## AIM:
Extract the full listing verbatim and drop any pictures from your copy.

## DATA BLOCK:
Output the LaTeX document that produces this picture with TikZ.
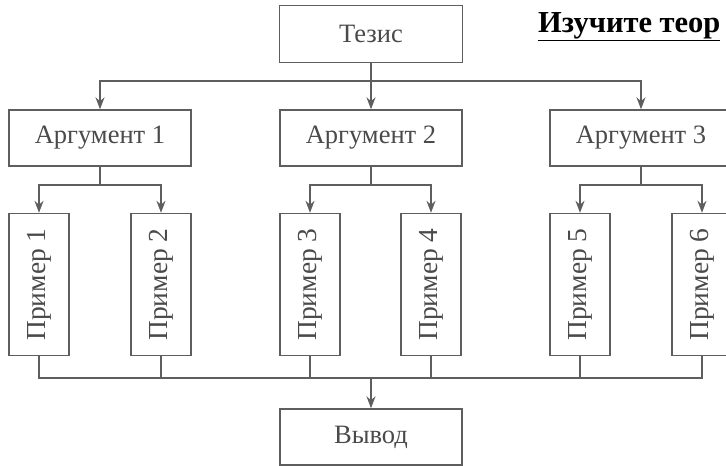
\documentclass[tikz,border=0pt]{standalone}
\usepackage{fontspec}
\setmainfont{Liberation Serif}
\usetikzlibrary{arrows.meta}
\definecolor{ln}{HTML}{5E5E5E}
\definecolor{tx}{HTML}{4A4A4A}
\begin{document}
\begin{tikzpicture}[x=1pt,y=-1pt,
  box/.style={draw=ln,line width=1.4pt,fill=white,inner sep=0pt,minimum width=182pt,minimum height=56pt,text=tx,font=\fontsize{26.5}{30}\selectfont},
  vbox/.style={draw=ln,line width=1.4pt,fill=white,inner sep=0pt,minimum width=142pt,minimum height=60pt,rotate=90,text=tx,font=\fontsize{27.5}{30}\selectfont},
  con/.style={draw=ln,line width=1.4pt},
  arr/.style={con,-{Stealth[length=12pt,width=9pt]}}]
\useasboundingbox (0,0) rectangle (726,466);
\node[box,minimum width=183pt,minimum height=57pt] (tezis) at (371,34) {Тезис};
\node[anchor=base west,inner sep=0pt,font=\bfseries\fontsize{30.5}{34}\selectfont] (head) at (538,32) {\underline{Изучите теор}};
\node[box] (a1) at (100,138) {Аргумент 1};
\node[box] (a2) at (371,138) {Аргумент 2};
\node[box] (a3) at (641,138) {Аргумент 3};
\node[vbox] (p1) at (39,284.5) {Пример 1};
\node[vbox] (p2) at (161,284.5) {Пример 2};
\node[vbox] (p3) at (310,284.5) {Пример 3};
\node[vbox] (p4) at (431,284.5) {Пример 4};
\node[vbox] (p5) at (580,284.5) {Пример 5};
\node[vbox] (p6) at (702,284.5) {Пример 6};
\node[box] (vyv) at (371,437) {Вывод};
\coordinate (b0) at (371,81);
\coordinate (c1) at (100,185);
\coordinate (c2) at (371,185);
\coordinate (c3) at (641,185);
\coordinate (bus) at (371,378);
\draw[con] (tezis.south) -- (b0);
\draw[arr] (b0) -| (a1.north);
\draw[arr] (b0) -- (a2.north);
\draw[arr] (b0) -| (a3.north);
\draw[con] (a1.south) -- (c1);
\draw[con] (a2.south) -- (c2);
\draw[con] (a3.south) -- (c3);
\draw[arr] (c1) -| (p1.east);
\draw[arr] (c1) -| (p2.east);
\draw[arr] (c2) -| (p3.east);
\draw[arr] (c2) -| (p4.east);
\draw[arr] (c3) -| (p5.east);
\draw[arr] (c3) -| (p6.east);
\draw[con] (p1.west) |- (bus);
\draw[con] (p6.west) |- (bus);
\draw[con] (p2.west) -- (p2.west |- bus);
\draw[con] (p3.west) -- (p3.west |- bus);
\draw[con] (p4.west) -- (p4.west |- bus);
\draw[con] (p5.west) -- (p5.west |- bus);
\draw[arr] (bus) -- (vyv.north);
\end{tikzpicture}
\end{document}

## EXERCISE RESULT:
Output the LaTeX document that produces this picture with TikZ.
\documentclass[tikz,border=0pt]{standalone}
\usepackage{fontspec}
\setmainfont{Liberation Serif}
\usetikzlibrary{arrows.meta}
\definecolor{ln}{HTML}{5E5E5E}
\definecolor{tx}{HTML}{4A4A4A}
\begin{document}
\begin{tikzpicture}[x=1pt,y=-1pt,
  box/.style={draw=ln,line width=1.4pt,fill=white,inner sep=0pt,minimum width=182pt,minimum height=56pt,text=tx,font=\fontsize{26.5}{30}\selectfont},
  vbox/.style={draw=ln,line width=1.4pt,fill=white,inner sep=0pt,minimum width=142pt,minimum height=60pt,rotate=90,text=tx,font=\fontsize{27.5}{30}\selectfont},
  con/.style={draw=ln,line width=1.4pt},
  arr/.style={con,-{Stealth[length=12pt,width=9pt]}}]
\useasboundingbox (0,0) rectangle (726,466);
\node[box,minimum width=183pt,minimum height=57pt] (tezis) at (371,34) {Тезис};
\node[anchor=base west,inner sep=0pt,font=\bfseries\fontsize{30.5}{34}\selectfont] (head) at (538,32) {\underline{Изучите теор}};
\node[box] (a1) at (100,138) {Аргумент 1};
\node[box] (a2) at (371,138) {Аргумент 2};
\node[box] (a3) at (641,138) {Аргумент 3};
\node[vbox] (p1) at (39,284.5) {Пример 1};
\node[vbox] (p2) at (161,284.5) {Пример 2};
\node[vbox] (p3) at (310,284.5) {Пример 3};
\node[vbox] (p4) at (431,284.5) {Пример 4};
\node[vbox] (p5) at (580,284.5) {Пример 5};
\node[vbox] (p6) at (702,284.5) {Пример 6};
\node[box] (vyv) at (371,437) {Вывод};
\coordinate (b0) at (371,81);
\coordinate (c1) at (100,185);
\coordinate (c2) at (371,185);
\coordinate (c3) at (641,185);
\coordinate (bus) at (371,378);
\draw[con] (tezis.south) -- (b0);
\draw[arr] (b0) -| (a1.north);
\draw[arr] (b0) -- (a2.north);
\draw[arr] (b0) -| (a3.north);
\draw[con] (a1.south) -- (c1);
\draw[con] (a2.south) -- (c2);
\draw[con] (a3.south) -- (c3);
\draw[arr] (c1) -| (p1.east);
\draw[arr] (c1) -| (p2.east);
\draw[arr] (c2) -| (p3.east);
\draw[arr] (c2) -| (p4.east);
\draw[arr] (c3) -| (p5.east);
\draw[arr] (c3) -| (p6.east);
\draw[con] (p1.west) |- (bus);
\draw[con] (p6.west) |- (bus);
\draw[con] (p2.west) -- (p2.west |- bus);
\draw[con] (p3.west) -- (p3.west |- bus);
\draw[con] (p4.west) -- (p4.west |- bus);
\draw[con] (p5.west) -- (p5.west |- bus);
\draw[arr] (bus) -- (vyv.north);
\end{tikzpicture}
\end{document}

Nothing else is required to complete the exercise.